L'essentiel pour eux est de profiter du pouvoir, ou plutôt de ses signes et
avantages divers et variés, et donc de ne pas franchir ce pas courageux et nécessaire
qui mettrait leur avenir en péril. Mais les petites gens, ceux qui ont dû
quitter le quartier où ils avaient toujours vécu, ceux qui baissent la tête
dans le RER ou en rentrant chez eux, ceux qui savent où il ne faut pas aller
mais n'ont pas les moyens d'aller là où ils voudraient aller, ceux-là savent
que le conflit a déjà commencé. Normal, ils en sont les premières victimes. Et
en plus méprisées. Logique, ils votent pour le seul parti qui décrit leur situation.
Mais ça ne se passe pas qu'en France. Du
coup on s'émeut de la montée des populistes comme on les appelle, la référence au
peuple étant évidemment odieuse aux yeux de ces gens dont les enfants n'ont
guère fréquenté l'école publique ou alors seulement celle des beaux quartiers.
Oui la guerre est déjà
potentiellement chez nous, dans un état de semi-latence, se manifestant par des
violences et des paroles lors de manifestations dont les motifs pourtant sont
assez explicites pour ne pas cacher leurs intentions réelles.
Mais ça, faut pas le dire.
D'ailleurs c'est faux, exagéré et même peut-être une incitation à la violence,
à la haine raciale, religieuse ou je ne sais quoi. Parce que désormais dire ce qu'on
voit, exposer des faits vérifiables par tous et tenter de les interpréter peut
être jugé ainsi. Le monde est en guerre
mais tous les bellicistes sont des gentils sauf ceux qui ont été désignés comme
des méchants, par Obama ou un de ses prédécesseurs, leurs fidèles toutous,
néanmoins chefs d'Etat, enfin de plus en plus fidèles car il y a 10 ans encore
il existait une résistance, et les
médias. Alors aujourd'hui c'est les Russes et Bachar el Assad, hier c'était
Milosevic, Saddam, Khadafi, Gbagbo et d'autres. C'est selon. Selon quoi? Devinez.

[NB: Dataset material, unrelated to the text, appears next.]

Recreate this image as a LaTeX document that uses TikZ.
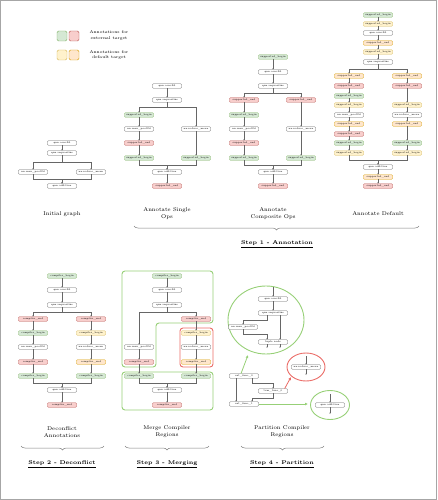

En tout cas ce n'est pas toujours très avisé et surtout pas dans les intérêts
de ceux qui "dénoncent", du moins des pays qu'ils représentent. Il
faut faire la nuance.
Au début de ce billet je disais
qu'i fut un temps pas si lointain où on était capable de désigner l'ennemi et
donc de se mettre en position de le combattre. Cette époque est révolue. C'est
même interdit de le faire. Des associations appointées pour cela y veillent assistées
par des lois qui de plus en plus réduisent la liberté d'expression.
La désignation de l'ennemi s'est transformée
en déclarations futiles d'indignation. On s'indigne contre des paroles, contre
des graffitis, contre des violences de façon évidemment récurrentes puisque
rien n'est fait de concret pour que tout cela cesse. C'est à pleurer! Et pas de
rire.
Cette absence de courage, cette
absence de désignation de la menace de façon explicite est un crime et
davantage que cela une faute. Car les pays, les civilisations incapables de faire
cela se condamnent à disparaitre, à être vaincus par ceux qui n'ont pas cette
crainte de désigner en eux leurs ennemis et qui ne s'en privent pas.